Imagine, como mulher, é uma pauta que eu tenho a obrigação de carregar. Se eu estou lá. Assim como nós temos duas conselheiras, mas no meu caso ainda mais, enquanto vice-presidente do Conselho. Não tinha como deixar de fomentar essa pauta. Claro, surgiram reservas quanto ao tema, mas sempre com a justificativa das dificuldades financeiras. Não por conta de que era um projeto que a gente não tinha necessidade de abraçar.
Click Esportivo: Como tem acontecido nos primeiros passos do time?
Dentro do que a gente está planejando até agora, está tudo tranquilo. A seletiva foi um marco para o projeto dentro do Confiança. O pontapé inicial. Foram pré-selecionadas 35 atletas, que ao longo dessa semana vão passar por avaliações. A comissão técnica planeja a participação delas em um amistoso no domingo.
Acredito que no máximo até a próxima semana a gente já tenha o grupo fechado. Nesse primeiro momento, a captação das atletas tem essa urgência. Até porque o Sergipano está logo aí. Precisamos organizar os aspectos burocráticos.
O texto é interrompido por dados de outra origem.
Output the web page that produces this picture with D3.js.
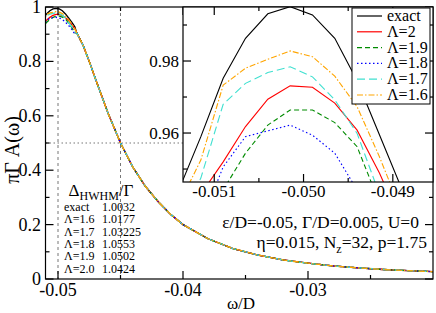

Inscrição, exames, fardamento.. tem toda essa logística que a gente precisa organizar.
Click Esportivo: Você está acompanhando o começo de tudo, desde a criação. Olhando para o futuro, ao fim do triênio, o que deseja ver de crescimento nas Meninas do Dragão?
A gente sempre espera que a nossa participação em um projeto seja sempre muito exitosa. Sabemos das dificuldades, até porque o clube, quando caiu da série B para Série C trouxe diversos problemas. Claro, não é algo é exclusivo do Confiança. Mas o cenário existe. Então, espero que essa gestão consiga ser feliz no que tentar e propor dentro do período.
A gente quer consolidar esse projeto. A gente sabe que futebol feminino, predominantemente no Brasil, ainda é muito amador. Estamos caminhando para uma profissionalização, é verdade, mas são etapas. O projeto precisa ser abraçado pela torcida, não somente pela gestão. Essa construção não parte somente da gente. Temos que estar alinhados com o torcedor, que é o nosso principal motivo de o Confiança existir.